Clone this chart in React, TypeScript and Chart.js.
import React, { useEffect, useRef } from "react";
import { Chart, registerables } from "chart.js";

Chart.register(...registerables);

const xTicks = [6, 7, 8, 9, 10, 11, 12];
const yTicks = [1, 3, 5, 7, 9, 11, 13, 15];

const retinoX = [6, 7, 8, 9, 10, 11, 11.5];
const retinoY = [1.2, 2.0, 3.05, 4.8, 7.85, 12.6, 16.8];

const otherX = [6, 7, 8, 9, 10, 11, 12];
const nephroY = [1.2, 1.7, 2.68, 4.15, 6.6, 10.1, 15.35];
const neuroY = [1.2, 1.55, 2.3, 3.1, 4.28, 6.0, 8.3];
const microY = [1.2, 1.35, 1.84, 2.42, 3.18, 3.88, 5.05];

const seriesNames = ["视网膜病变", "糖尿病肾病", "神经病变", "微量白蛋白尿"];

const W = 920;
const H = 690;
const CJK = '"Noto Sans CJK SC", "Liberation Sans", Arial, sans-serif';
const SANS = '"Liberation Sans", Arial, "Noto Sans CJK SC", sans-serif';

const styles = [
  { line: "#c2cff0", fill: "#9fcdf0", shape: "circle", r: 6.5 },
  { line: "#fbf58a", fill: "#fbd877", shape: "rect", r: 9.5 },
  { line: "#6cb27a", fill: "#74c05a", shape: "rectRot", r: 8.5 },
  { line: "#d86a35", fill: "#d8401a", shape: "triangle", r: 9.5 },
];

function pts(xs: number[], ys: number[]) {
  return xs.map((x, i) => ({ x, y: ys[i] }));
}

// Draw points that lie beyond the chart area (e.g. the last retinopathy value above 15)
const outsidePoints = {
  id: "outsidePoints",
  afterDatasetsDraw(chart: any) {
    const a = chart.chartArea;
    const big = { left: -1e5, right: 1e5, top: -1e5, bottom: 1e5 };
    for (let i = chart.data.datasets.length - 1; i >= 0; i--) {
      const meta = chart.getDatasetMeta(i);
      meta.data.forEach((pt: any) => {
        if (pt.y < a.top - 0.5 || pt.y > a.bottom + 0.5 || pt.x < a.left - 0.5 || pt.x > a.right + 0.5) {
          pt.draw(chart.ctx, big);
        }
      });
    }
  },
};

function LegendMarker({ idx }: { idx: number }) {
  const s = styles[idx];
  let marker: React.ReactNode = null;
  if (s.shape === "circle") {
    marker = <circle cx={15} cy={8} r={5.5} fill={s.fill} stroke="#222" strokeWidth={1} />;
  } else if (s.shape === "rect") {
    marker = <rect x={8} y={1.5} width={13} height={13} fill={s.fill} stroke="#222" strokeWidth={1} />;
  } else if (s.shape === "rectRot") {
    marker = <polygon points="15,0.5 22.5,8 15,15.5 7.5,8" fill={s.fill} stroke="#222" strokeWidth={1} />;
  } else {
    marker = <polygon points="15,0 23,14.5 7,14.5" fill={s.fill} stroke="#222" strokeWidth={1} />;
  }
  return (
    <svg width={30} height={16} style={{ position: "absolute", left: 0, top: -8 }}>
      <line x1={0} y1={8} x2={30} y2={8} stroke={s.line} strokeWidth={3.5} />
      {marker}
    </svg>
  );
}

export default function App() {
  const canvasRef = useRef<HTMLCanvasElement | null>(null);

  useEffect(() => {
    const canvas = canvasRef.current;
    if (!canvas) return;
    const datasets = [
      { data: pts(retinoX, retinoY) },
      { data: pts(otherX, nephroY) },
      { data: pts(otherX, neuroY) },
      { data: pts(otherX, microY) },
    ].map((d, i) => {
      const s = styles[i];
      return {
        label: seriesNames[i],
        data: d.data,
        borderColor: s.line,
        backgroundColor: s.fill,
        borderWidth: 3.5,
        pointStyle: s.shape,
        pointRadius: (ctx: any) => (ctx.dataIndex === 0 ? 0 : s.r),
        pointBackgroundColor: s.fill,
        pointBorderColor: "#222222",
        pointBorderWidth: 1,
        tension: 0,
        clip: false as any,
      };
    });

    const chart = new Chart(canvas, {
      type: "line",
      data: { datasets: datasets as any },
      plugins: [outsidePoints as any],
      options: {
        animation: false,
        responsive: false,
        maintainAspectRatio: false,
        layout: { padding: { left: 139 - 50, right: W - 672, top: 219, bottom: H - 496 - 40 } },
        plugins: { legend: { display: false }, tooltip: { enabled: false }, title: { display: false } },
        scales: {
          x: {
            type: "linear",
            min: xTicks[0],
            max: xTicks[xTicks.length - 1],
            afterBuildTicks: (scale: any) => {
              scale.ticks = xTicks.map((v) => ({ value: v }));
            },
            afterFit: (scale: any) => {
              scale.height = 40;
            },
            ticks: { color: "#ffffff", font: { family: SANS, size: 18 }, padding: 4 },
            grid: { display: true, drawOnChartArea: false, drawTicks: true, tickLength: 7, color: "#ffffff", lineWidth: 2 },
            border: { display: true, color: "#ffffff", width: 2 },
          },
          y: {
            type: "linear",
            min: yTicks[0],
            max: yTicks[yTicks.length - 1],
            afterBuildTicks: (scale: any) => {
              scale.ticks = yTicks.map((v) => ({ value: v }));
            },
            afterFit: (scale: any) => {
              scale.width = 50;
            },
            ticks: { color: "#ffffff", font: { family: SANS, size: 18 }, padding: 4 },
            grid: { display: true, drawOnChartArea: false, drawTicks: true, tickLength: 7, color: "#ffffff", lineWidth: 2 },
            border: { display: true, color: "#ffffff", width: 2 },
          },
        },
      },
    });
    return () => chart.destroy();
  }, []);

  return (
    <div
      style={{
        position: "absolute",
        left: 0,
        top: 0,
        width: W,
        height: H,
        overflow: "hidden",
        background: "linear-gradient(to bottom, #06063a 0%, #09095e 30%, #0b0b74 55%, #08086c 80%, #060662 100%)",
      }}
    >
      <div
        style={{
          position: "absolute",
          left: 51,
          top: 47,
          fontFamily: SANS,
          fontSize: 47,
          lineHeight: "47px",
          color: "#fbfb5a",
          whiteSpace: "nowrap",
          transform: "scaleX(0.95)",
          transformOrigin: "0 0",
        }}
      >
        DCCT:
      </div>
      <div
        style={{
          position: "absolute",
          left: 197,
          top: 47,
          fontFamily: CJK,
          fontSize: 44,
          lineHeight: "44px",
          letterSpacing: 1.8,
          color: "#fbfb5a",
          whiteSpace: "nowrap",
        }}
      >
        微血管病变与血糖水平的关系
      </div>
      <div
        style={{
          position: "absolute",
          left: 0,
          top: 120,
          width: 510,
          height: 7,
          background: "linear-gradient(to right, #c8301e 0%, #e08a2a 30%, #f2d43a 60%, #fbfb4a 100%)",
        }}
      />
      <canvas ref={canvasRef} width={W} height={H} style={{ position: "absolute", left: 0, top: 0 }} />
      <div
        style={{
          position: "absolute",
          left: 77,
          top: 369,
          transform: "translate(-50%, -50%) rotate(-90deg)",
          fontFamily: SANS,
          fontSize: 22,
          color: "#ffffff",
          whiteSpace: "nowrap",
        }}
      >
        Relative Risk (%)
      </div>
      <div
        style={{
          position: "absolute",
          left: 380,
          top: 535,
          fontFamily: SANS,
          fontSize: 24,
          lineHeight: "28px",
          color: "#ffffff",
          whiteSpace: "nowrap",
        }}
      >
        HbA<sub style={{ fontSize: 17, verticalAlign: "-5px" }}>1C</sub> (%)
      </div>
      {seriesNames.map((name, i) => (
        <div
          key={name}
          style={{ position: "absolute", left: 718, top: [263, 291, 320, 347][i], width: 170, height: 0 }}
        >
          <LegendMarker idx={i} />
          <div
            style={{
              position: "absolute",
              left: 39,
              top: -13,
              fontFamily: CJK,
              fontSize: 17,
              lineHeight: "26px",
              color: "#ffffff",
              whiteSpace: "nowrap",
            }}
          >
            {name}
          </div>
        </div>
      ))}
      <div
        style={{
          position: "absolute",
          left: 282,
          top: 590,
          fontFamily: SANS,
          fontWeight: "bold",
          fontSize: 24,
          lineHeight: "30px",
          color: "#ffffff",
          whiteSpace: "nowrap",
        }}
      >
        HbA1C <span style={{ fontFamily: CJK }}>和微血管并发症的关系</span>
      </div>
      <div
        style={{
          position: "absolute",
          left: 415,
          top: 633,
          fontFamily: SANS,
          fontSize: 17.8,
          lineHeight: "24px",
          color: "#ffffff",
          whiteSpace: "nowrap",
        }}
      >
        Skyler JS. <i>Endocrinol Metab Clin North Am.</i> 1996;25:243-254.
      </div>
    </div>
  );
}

———

* _Do this_
Include the first line, the line containing "const retinoY = [1.2, 2.0, 3.05, 4.8, 7.85, 12.6, 16.8];", and every line between them, copied exactly from the material above; output no other line.

* _Response to this exercise_
Clone this chart in React, TypeScript and Chart.js.
import React, { useEffect, useRef } from "react";
import { Chart, registerables } from "chart.js";

Chart.register(...registerables);

const xTicks = [6, 7, 8, 9, 10, 11, 12];
const yTicks = [1, 3, 5, 7, 9, 11, 13, 15];

const retinoX = [6, 7, 8, 9, 10, 11, 11.5];
const retinoY = [1.2, 2.0, 3.05, 4.8, 7.85, 12.6, 16.8];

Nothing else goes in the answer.